While the fighting in Iraq damped global equity markets, merger activity and strong U.S. economic data offset downward pressure on Wall Street, where stocks closed slightly higher.
Investor unease hit the Nikkei early in the day as Tokyo suffered its biggest fall in a month, while European shares were in the red for the third time in four days.
Russian natural gas exporter Gazprom cut supplies to Ukraine after Kiev missed a deadline to pay its gas debts in a dispute that could disrupt supplies to the rest of Europe.

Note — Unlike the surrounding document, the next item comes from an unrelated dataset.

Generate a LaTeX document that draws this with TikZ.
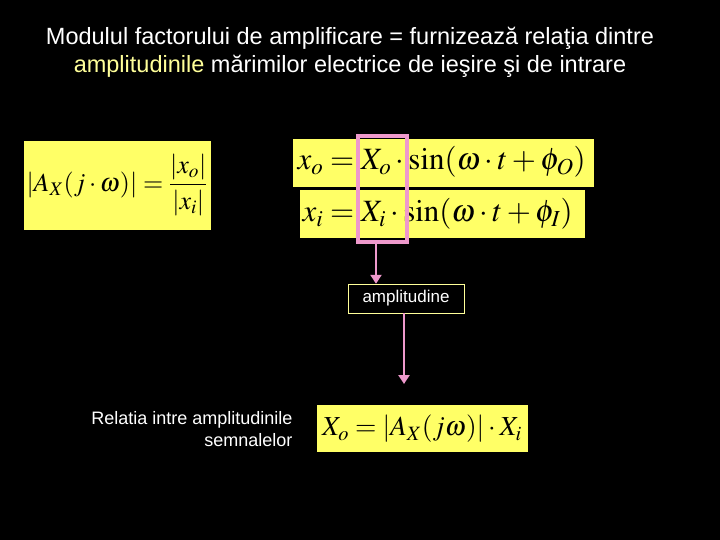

“There was a reasonable flight-to-quality bid overnight with the developments in Iraq and Gazprom, so global equities were under a fair amount of pressure and that gave a bid to longer-dated Treasuries,” said Ian Lyngen, senior government bond trader at CRT Capital in Stamford, Connecticut.
MSCI’s all-country world equity index edged down 0.04 percent. The FTSEurofirst 300 index of top European shares closed down 0.42 percent at 1,383.95.
The Dow Jones industrial average closed up 5.27 points, or 0.03 percent, at 16,781.01. The S&P 500 rose 1.62 points, or 0.08 percent, to 1,937.78 and the Nasdaq Composite added 10.452 points, or 0.24 percent, to 4,321.105.
Argentina’s Merval index fell 8.4 percent after the U.S. Supreme Court declined to hear the country’s appeal over its battle with hedge funds that refused to take part in its debt restructurings. The move risks sending Argentina into a fresh sovereign default.
Brent crude for August delivery rose 48 cents to settle at $112.94 a barrel. U.S. oil fell 1 cent to settle at $106.90 a barrel.
The yen and the Swiss franc rose, with the Japanese currency hitting a four-month high against the euro as investors sought safety.
The dollar slipped as traders await clues from the U.S. Federal Reserve on the timing of an interest rate increase amid doubts about the economic recovery.
The dollar fell 0.22 percent to 101.83 yen, while the euro fell to a four-month low against the yen before paring much of its decline. It was last at 138.18 yen.
U.S. Treasuries prices rose as Iraq and Ukraine increased demand for safe-haven bonds. Investors paid Germany and the Netherlands to keep their cash for up to half a year in government tenders as the escalating Iraqi violence fueled flows into top-rated assets.
Benchmark 10-year Treasury notes rose 2/32 in price to yield 2.5970 percent.